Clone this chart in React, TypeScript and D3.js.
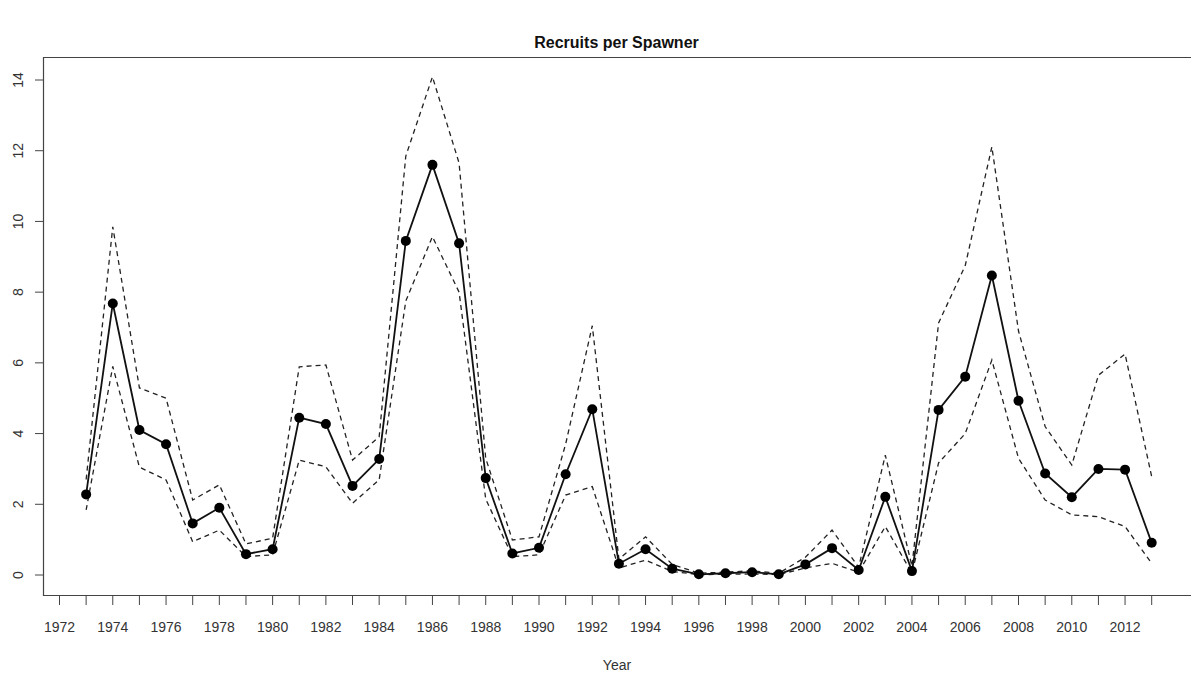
import React from "react";
import * as d3 from "d3";

const years: number[] = d3.range(1973, 2014);
const recruitsPerSpawner: number[] = [
  2.28, 7.68, 4.1, 3.7, 1.46, 1.9, 0.59, 0.73, 4.45, 4.27,
  2.52, 3.28, 9.45, 11.6, 9.38, 2.74, 0.61, 0.77, 2.85, 4.69,
  0.32, 0.73, 0.18, 0.02, 0.05, 0.08, 0.02, 0.3, 0.76, 0.14,
  2.21, 0.11, 4.67, 5.61, 8.47, 4.93, 2.87, 2.2, 3.0, 2.98,
  0.91,
];
const upperCI: number[] = [
  2.7, 9.85, 5.29, 5.0, 2.12, 2.55, 0.88, 1.04, 5.89, 5.94,
  3.25, 3.91, 11.85, 14.09, 11.65, 3.3, 0.99, 1.08, 3.7, 7.05,
  0.45, 1.08, 0.3, 0.05, 0.08, 0.12, 0.05, 0.5, 1.27, 0.22,
  3.39, 0.25, 7.13, 8.75, 12.11, 6.9, 4.2, 3.11, 5.65, 6.25,
  2.78,
];
const lowerCI: number[] = [
  1.84, 5.9, 3.05, 2.69, 0.94, 1.27, 0.52, 0.57, 3.25, 3.06,
  2.03, 2.69, 7.75, 9.57, 8.0, 2.15, 0.52, 0.57, 2.26, 2.5,
  0.2, 0.42, 0.1, 0.01, 0.02, 0.03, 0.01, 0.2, 0.33, 0.08,
  1.37, 0.05, 3.17, 4.0, 6.08, 3.3, 2.12, 1.7, 1.65, 1.37,
  0.33,
];
const xTickYears: number[] = d3.range(1972, 2014);
const xLabelYears: number[] = d3.range(1972, 2013, 2);
const yTicks: number[] = [0, 2, 4, 6, 8, 10, 12, 14];
const title = "Recruits per Spawner";
const xTitle = "Year";

const W = 1191;
const H = 679;
const plotLeft = 43;
const plotRight = 1191;
const plotTop = 57;
const plotBottom = 595;

export default function App() {
  const x = d3.scaleLinear().domain([1972, 2013]).range([59.5, 1151.7]);
  const y = d3.scaleLinear().domain([0, 14]).range([575, 80]);

  const line = d3
    .line<number>()
    .x((_, i) => x(years[i]))
    .y((d) => y(d));

  const font = "'Liberation Sans', Arial, sans-serif";
  const axisColor = "#444";
  const textColor = "#333";

  return (
    <div style={{ position: "absolute", left: 0, top: 0 }}>
      <svg width={W} height={H} style={{ display: "block", background: "#fff" }}>
        <text
          x={(plotLeft + 1190) / 2}
          y={48}
          textAnchor="middle"
          fontFamily={font}
          fontWeight="bold"
          fontSize={16}
          fill="#111"
        >
          {title}
        </text>

        {/* box */}
        <line x1={plotLeft} x2={plotRight} y1={plotTop + 0.5} y2={plotTop + 0.5} stroke={axisColor} strokeWidth={1.2} />
        <line x1={plotLeft} x2={plotRight} y1={plotBottom + 0.5} y2={plotBottom + 0.5} stroke={axisColor} strokeWidth={1.2} />
        <line x1={plotLeft + 0.5} x2={plotLeft + 0.5} y1={plotTop} y2={plotBottom + 1} stroke={axisColor} strokeWidth={1.2} />

        {/* y ticks */}
        {yTicks.map((t) => (
          <g key={"y" + t}>
            <line x1={plotLeft - 8} x2={plotLeft} y1={y(t)} y2={y(t)} stroke={axisColor} strokeWidth={1} />
            <text
              transform={`translate(${23},${y(t)}) rotate(-90)`}
              textAnchor="middle"
              fontFamily={font}
              fontSize={14}
              fill={textColor}
            >
              {t}
            </text>
          </g>
        ))}

        {/* x ticks */}
        {xTickYears.map((t) => (
          <line
            key={"xt" + t}
            x1={x(t)}
            x2={x(t)}
            y1={plotBottom}
            y2={plotBottom + 10}
            stroke={axisColor}
            strokeWidth={1}
          />
        ))}
        {xLabelYears.map((t) => (
          <text
            key={"xl" + t}
            x={x(t)}
            y={632}
            textAnchor="middle"
            fontFamily={font}
            fontSize={14}
            fill={textColor}
          >
            {t}
          </text>
        ))}
        <text x={617} y={670} textAnchor="middle" fontFamily={font} fontSize={14} fill={textColor}>
          {xTitle}
        </text>

        {/* CI lines */}
        <path d={line(upperCI) || ""} fill="none" stroke="#222" strokeWidth={1.3} strokeDasharray="5,4" />
        <path d={line(lowerCI) || ""} fill="none" stroke="#222" strokeWidth={1.3} strokeDasharray="5,4" />

        {/* main line */}
        <path d={line(recruitsPerSpawner) || ""} fill="none" stroke="#111" strokeWidth={1.8} />
        {recruitsPerSpawner.map((v, i) => (
          <circle key={"p" + i} cx={x(years[i])} cy={y(v)} r={5} fill="#000" />
        ))}
      </svg>
    </div>
  );
}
•••
▶ _What is asked_
Return only the lines running from the top of the data to the line that holds "import * as". Include both of those lines, but skip the pictures.

▶ _Result of the exercise_
Clone this chart in React, TypeScript and D3.js.
import React from "react";
import * as d3 from "d3";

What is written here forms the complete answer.